Reliable positioning-based human activity recognition based on indoor RSSI changes

Abstract

In this article, a human activity recognition system based on Wi-Fi signal strength variation (SSV) has been proposed. This strategy is built by exploiting the known fact that radio signal significantly reacts when it interfaces with the human body by causing fading and shadowing effects. Different irregularities in the received signal strength indicator (RSSI) propagation patterns indicate individual human activities. In the proposed method, utilizing the received RSSIs from various access points (APs) of known locations to the smartphone carried by a human, first, the position of the human is localized with the distances utilizing half the number of APs’ based on the strong RSSI values. Then, using the strongest RSSIs of the nearest AP, the activity of the human is recognized using the changing signal strengths.

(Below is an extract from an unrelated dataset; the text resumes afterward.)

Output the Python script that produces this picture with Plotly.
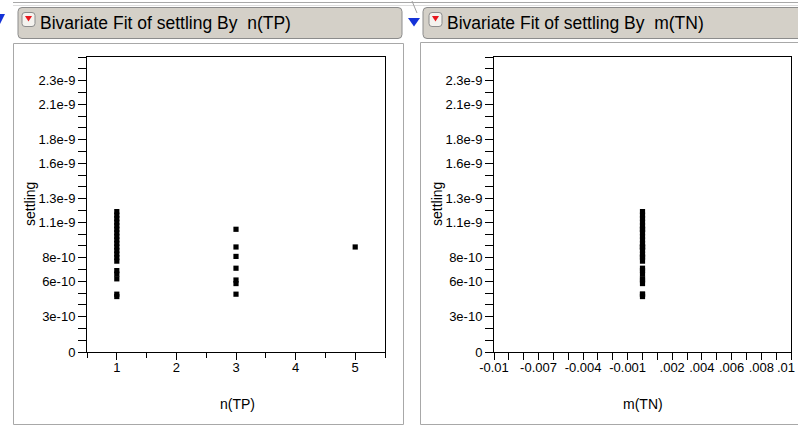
import plotly.graph_objects as go

# Observations: settling vs n(TP) and m(TN)
n_tp = [1] * 15 + [1, 1, 1, 1, 1] + [3, 3, 3, 3, 3, 3, 3] + [5]
settling = [
    1.19e-9, 1.16e-9, 1.13e-9, 1.10e-9, 1.07e-9, 1.04e-9, 1.01e-9, 0.98e-9,
    0.95e-9, 0.92e-9, 0.89e-9, 0.86e-9, 0.83e-9, 0.80e-9, 0.77e-9,
    0.69e-9, 0.66e-9, 0.62e-9, 0.49e-9, 0.47e-9,
    1.04e-9, 0.89e-9, 0.81e-9, 0.71e-9, 0.61e-9, 0.58e-9, 0.49e-9,
    0.89e-9,
]
m_tn = [0.0] * len(settling)

# Axis tick labels
y_tick_vals = [0, 3e-10, 6e-10, 8e-10, 1.1e-9, 1.3e-9, 1.6e-9, 1.8e-9, 2.1e-9, 2.3e-9]
y_tick_text = ["0", "3e-10", "6e-10", "8e-10", "1.1e-9", "1.3e-9", "1.6e-9", "1.8e-9", "2.1e-9", "2.3e-9"]
x1_tick_vals = [1, 2, 3, 4, 5]
x2_tick_vals = [-0.01, -0.007, -0.004, -0.001, 0.002, 0.004, 0.006, 0.008, 0.01]
x2_tick_text = ["-0.01", "-0.007", "-0.004", "-0.001", ".002", ".004", ".006", ".008", ".01"]

W, H = 798, 425


def px(x):
    return x / W


def py(y):
    return 1 - y / H


FONT = "Liberation Sans, Arial, sans-serif"

fig = go.Figure()
marker = dict(symbol="square", size=5.2, color="black", line=dict(width=0))
fig.add_trace(go.Scatter(x=n_tp, y=settling, mode="markers", marker=marker,
                         xaxis="x", yaxis="y", hoverinfo="x+y"))
fig.add_trace(go.Scatter(x=m_tn, y=settling, mode="markers", marker=marker,
                         xaxis="x2", yaxis="y2", hoverinfo="x+y"))

tick_font = dict(family=FONT, size=13, color="black")
axis_common = dict(
    showline=True, mirror=True, linecolor="black", linewidth=1,
    showgrid=False, zeroline=False, ticks="outside", tickcolor="black",
    automargin=False, tickfont=tick_font,
)

y_axis = dict(
    axis_common, range=[0, 2.5e-9], tickmode="array",
    tickvals=y_tick_vals, ticktext=y_tick_text, ticklen=8,
    minor=dict(ticks="outside", tick0=0, dtick=1e-10, ticklen=8, tickcolor="black"),
)

# the last m(TN) label sits flush against the right window edge, so it is
# drawn as a right-anchored annotation at its tick instead of a centred label
x2_axis_text = x2_tick_text[:-1] + [""]

fig.update_layout(
    width=W, height=H, margin=dict(l=0, r=0, t=0, b=0, autoexpand=False),
    paper_bgcolor="white", plot_bgcolor="white", showlegend=False,
    xaxis=dict(axis_common, domain=[px(87), px(385)], range=[0.5, 5.5],
               tickmode="array", tickvals=x1_tick_vals, ticklen=7, anchor="y",
               ticklabelstandoff=-4,
               minor=dict(ticks="outside", tick0=0.5, dtick=0.5, ticklen=5, tickcolor="black")),
    yaxis=dict(y_axis, domain=[py(352), py(57)], anchor="x"),
    xaxis2=dict(axis_common, domain=[px(494), px(791)], range=[-0.0100001, 0.0100001],
                tickmode="array", tickvals=x2_tick_vals, ticktext=x2_axis_text,
                ticklen=7, anchor="y2", ticklabelstandoff=-4,
                minor=dict(ticks="outside", tick0=0, dtick=0.001, ticklen=7, tickcolor="black")),
    yaxis2=dict(y_axis, domain=[py(352), py(57)], anchor="x2"),
)

shapes = []


def rect(x0, y0, x1, y1, fill="rgba(0,0,0,0)", line="#a0a0a0", width=1, layer="below"):
    shapes.append(dict(type="rect", xref="paper", yref="paper",
                       x0=px(x0), x1=px(x1), y0=py(y1), y1=py(y0),
                       fillcolor=fill, line=dict(color=line, width=width), layer=layer))


def poly(points, fill, line="rgba(0,0,0,0)", width=0):
    d = "M " + " L ".join(f"{px(x):.5f},{py(y):.5f}" for x, y in points) + " Z"
    shapes.append(dict(type="path", xref="paper", yref="paper", path=d,
                       fillcolor=fill, line=dict(color=line, width=width), layer="above"))


def hline(x0, x1, y, color):
    shapes.append(dict(type="line", xref="paper", yref="paper",
                       x0=px(x0), x1=px(x1), y0=py(y), y1=py(y),
                       line=dict(color=color, width=1), layer="below"))


def rounded(x0, y0, x1, y1, r, fill, line):
    pts = (f"M {px(x0 + r)},{py(y0)} L {px(x1 - r)},{py(y0)} "
           f"Q {px(x1)},{py(y0)} {px(x1)},{py(y0 + r)} L {px(x1)},{py(y1 - r)} "
           f"Q {px(x1)},{py(y1)} {px(x1 - r)},{py(y1)} L {px(x0 + r)},{py(y1)} "
           f"Q {px(x0)},{py(y1)} {px(x0)},{py(y1 - r)} L {px(x0)},{py(y0 + r)} "
           f"Q {px(x0)},{py(y0)} {px(x0 + r)},{py(y0)} Z")
    shapes.append(dict(type="path", xref="paper", yref="paper", path=pts,
                       fillcolor=fill, line=dict(color=line, width=1), layer="below"))


# window chrome: top rule lines
hline(13, 798, 2.5, "#a8a8a8")
hline(13, 798, 5.5, "#dcdcdc")

# outline report headers
rounded(18, 7.5, 402, 38.5, 4, "#d4d0c8", "#8c8c8c")
rounded(423, 7.5, 806, 38.5, 4, "#d4d0c8", "#8c8c8c")

# panel boxes
rect(13.5, 43.5, 403.5, 424.5, line="#a8a8a8")
rect(420.5, 42.5, 806, 424.5, line="#a8a8a8")

# red popup-menu icons
for x0 in (22, 429):
    rounded(x0, 12.5, x0 + 13, 26.5, 3, "#f4f2ee", "#8c8c8c")
    poly([(x0 + 3, 16), (x0 + 10, 16), (x0 + 6.5, 21.5)], "#e8161c")

# blue disclosure triangles
poly([(-6, 14), (5, 14), (-0.5, 25)], "#1432d8")
poly([(408, 18), (420, 18), (414, 26.5)], "#1432d8")
shapes.append(dict(type="line", xref="paper", yref="paper",
                   x0=px(412), y0=py(1), x1=px(417), y1=py(13),
                   line=dict(color="#a0a0a0", width=1)))

fig.update_layout(shapes=shapes)

title_font = dict(family=FONT, size=17.5, color="black")
label_font = dict(family=FONT, size=14, color="black")
annotations = [
    dict(text="Bivariate Fit of settling By  n(TP)", x=px(38), y=py(22.5),
         xanchor="left", yanchor="middle", font=title_font),
    dict(text="Bivariate Fit of settling By  m(TN)", x=px(445), y=py(22.5),
         xanchor="left", yanchor="middle", font=title_font),
    dict(text="settling", x=px(30), y=py(204), textangle=-90,
         xanchor="center", yanchor="middle", font=label_font),
    dict(text="settling", x=px(437), y=py(204), textangle=-90,
         xanchor="center", yanchor="middle", font=label_font),
    dict(text="n(TP)", x=px(237), y=py(404), xanchor="center", yanchor="middle",
         font=label_font),
    dict(text="m(TN)", x=px(643), y=py(404), xanchor="center", yanchor="middle",
         font=label_font),
]
for a in annotations:
    a.update(xref="paper", yref="paper", showarrow=False)
annotations.append(dict(
    text=x2_tick_text[-1], x=x2_tick_vals[-1], xref="x2", xanchor="right", xshift=6,
    y=py(367), yref="paper", yanchor="middle", showarrow=False, font=tick_font,
))
fig.update_layout(annotations=annotations)

fig.write_html("out.html")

To accurately measure the monotonic distances by the RSSI values, the regression analysis technique (RAT) is used in the path loss model (PLM) to mitigate error significantly. Besides, to classify human activities, we calculate the deviation between any human activity and no human. Moreover, we arrange all activities in a successive order. With this infrastructure, we can develop a system where both human localization and activity recognition can be done within a single setup, which not only detects the position of a person on the floor but also produces the health condition of each person staying on the floor. In the existing methods, wirable devices are used to detect human activities, which creates irritations when they have to carry some heavy electronic device attached to their body. Moreover, these devices are expensive. On the other hand, channel state-based solutions have some advantages over wirable systems, but this technology does not support in major smartphones. So, in this work, to overcome such challenges, we have focused on an RSSI-based framework that does not need to wear electronic devices on the body as well as supports every smartphone. So, with a simple setup, the system can be operated. Our system can successfully recognize at most five activities simultaneously for the presence of the same humans in the experimental indoor premises. Such an approach enhances the interactions in intelligent healthcare systems.